"Nous sommes les seuls à vouloir agir de manière pragmatique et concrète" (Gasior)


Jérôme Gasior conduit la liste "Dignité, bonheur" que présente parti Union polynésienne républicaine (UPR) au scrutin du 22 avril pour le renouvellement des représentants de l’assemblée.
PAPEETE, 17 avril 2018 - Tahiti Infos ouvre une tribune, dans chacune de ses éditions depuis le 12 avril, afin de permettre aux leaders des six listes qui se présentent aux élections territoriales de décliner leurs ambitions pour le Pays, l'esprit de leur programme politique, l'attitude qu'ils envisagent en cas de second tour, et d'autres considérations en lien avec les élections du 22 avril et du 6 mai pour le renouvellement des représentants de l'assemblée. Nous avons choisi d'observer l'ordre de présentation défini par l'Etat, lors du tirage au sort du 28 mars dernier. Nous publions demain notre entretien avec le président Edouard Fritch, leader du Tapura Huiraatira, pour clore ce cycle. Aujourd'hui, entretien avec Jérôme Gasior, tête de liste du parti Union polynésienne républicaine (UPR).

Vous êtes un nouveau venu dans le paysage politique local. Qui êtes-vous Jérôme Gasior ?
Vaste question… Je suis avant tout père de famille. J’ai deux enfants. J’ai 42 ans. Je suis chef d’entreprise. Je travaille dans la finance et dans l’immobilier. Je suis en Polynésie depuis bientôt 10 ans. Et puis, question loisirs, je suis passionné par le jeu d’échecs. Voilà pour ce qui est de la famille, du travail et des loisirs.

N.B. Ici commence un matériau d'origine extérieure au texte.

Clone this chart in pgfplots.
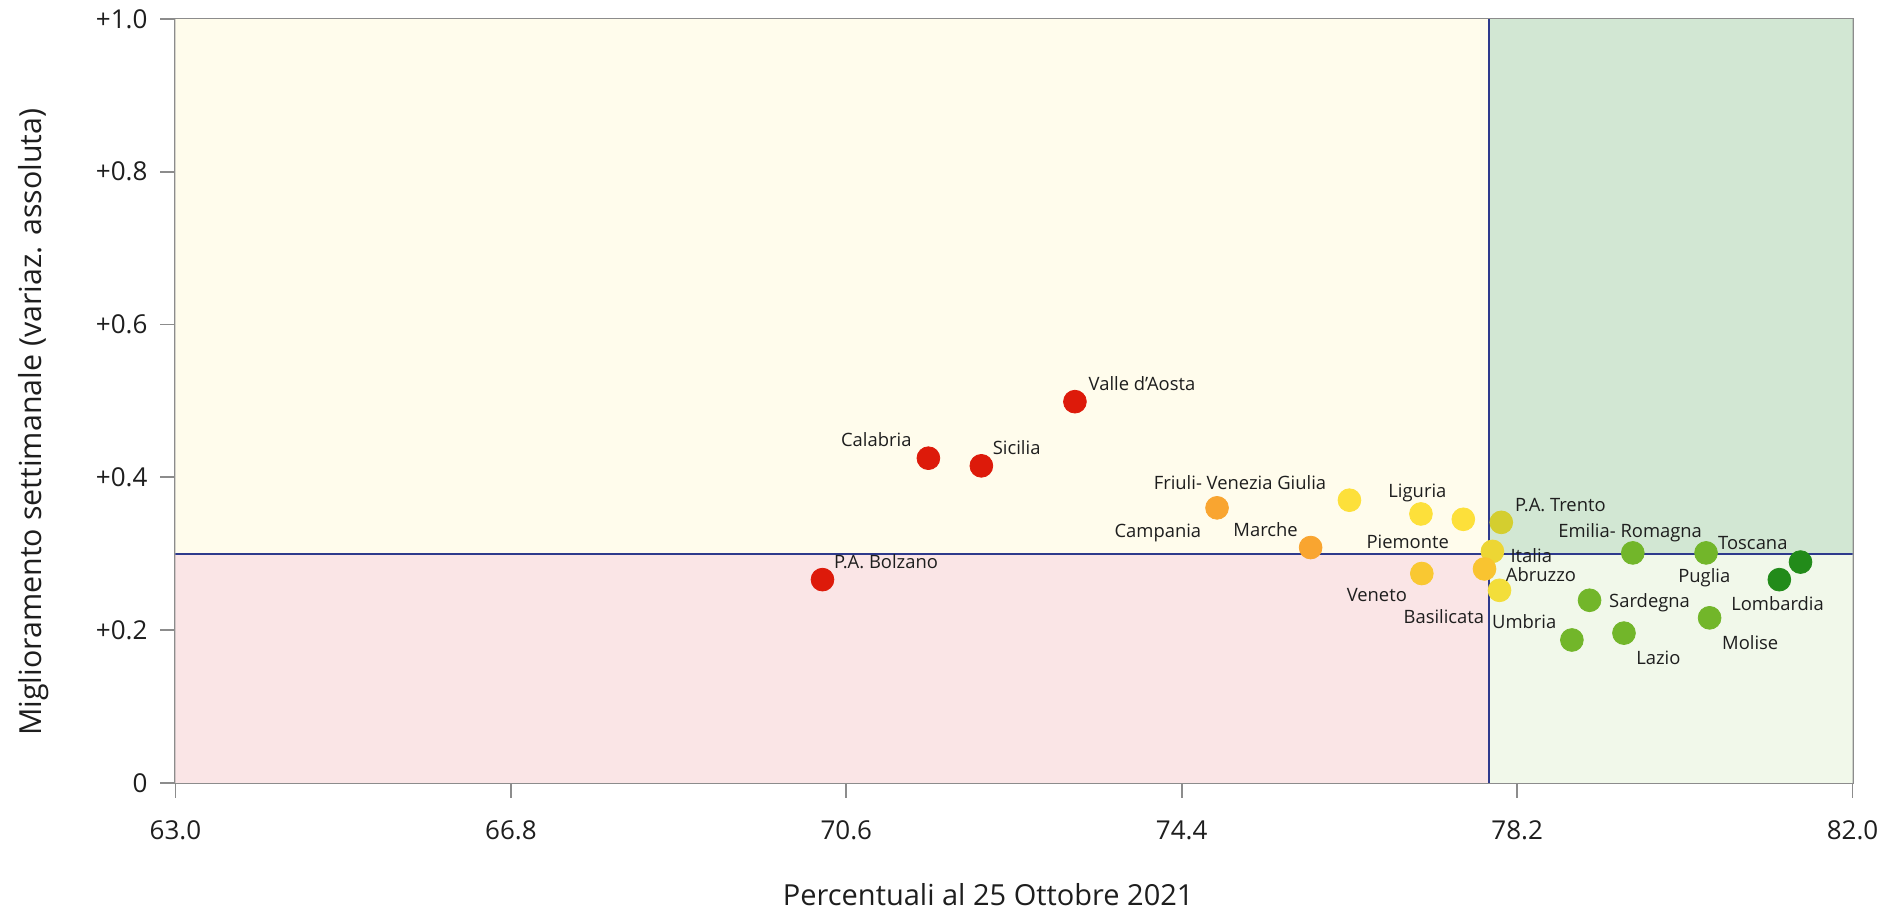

Après une participation peu concluante aux dernières législatives, l’antenne locale de l’UPR se jette dans le grand bain des Territoriales. Vous y croyez vraiment ?
Oui. Les élections législatives ont été un rendez-vous particulier. Les gens en avaient assez de voter. Il y avait eu la primaire de la droite, les primaires de la gauche, l’élection présidentielle… Ça faisait six fois que l’on était convoqué à un scrutin en l'espace de quelques mois. En plus, il me semble que tout semblait joué d’avance. Les candidats de Macron étaient donnés gagnants en Métropole. Je pense que tout cela a fait que cette élection n’intéressait personne. Je préfère retenir le résultat que nous avons fait à la présidentielle (en avril 2017, ndlr). A l’époque nous n’étions rien du tout. Nous étions une demi-douzaine à faire campagne pour l’UPR ; nous n’avions jamais fait de politique. On ne savait pas comment ça marchait et on a réussi à faire 1 200 voix. Je considère que c’est un tour de force. Aujourd’hui, notre mouvement s’est renforcé au plan local. Je pense que l’on a prouvé que l’on réussissait à être dans la cour des grands : franchir les barrages et déposer une liste pour les Territoriales n’est pas une mince affaire. Nous sommes aujourd’hui de mieux en mieux organisés. J’ai souvent affaire à des gens, partout en Polynésie, qui nous soutiennent dans notre démarche et adhèrent à notre programme.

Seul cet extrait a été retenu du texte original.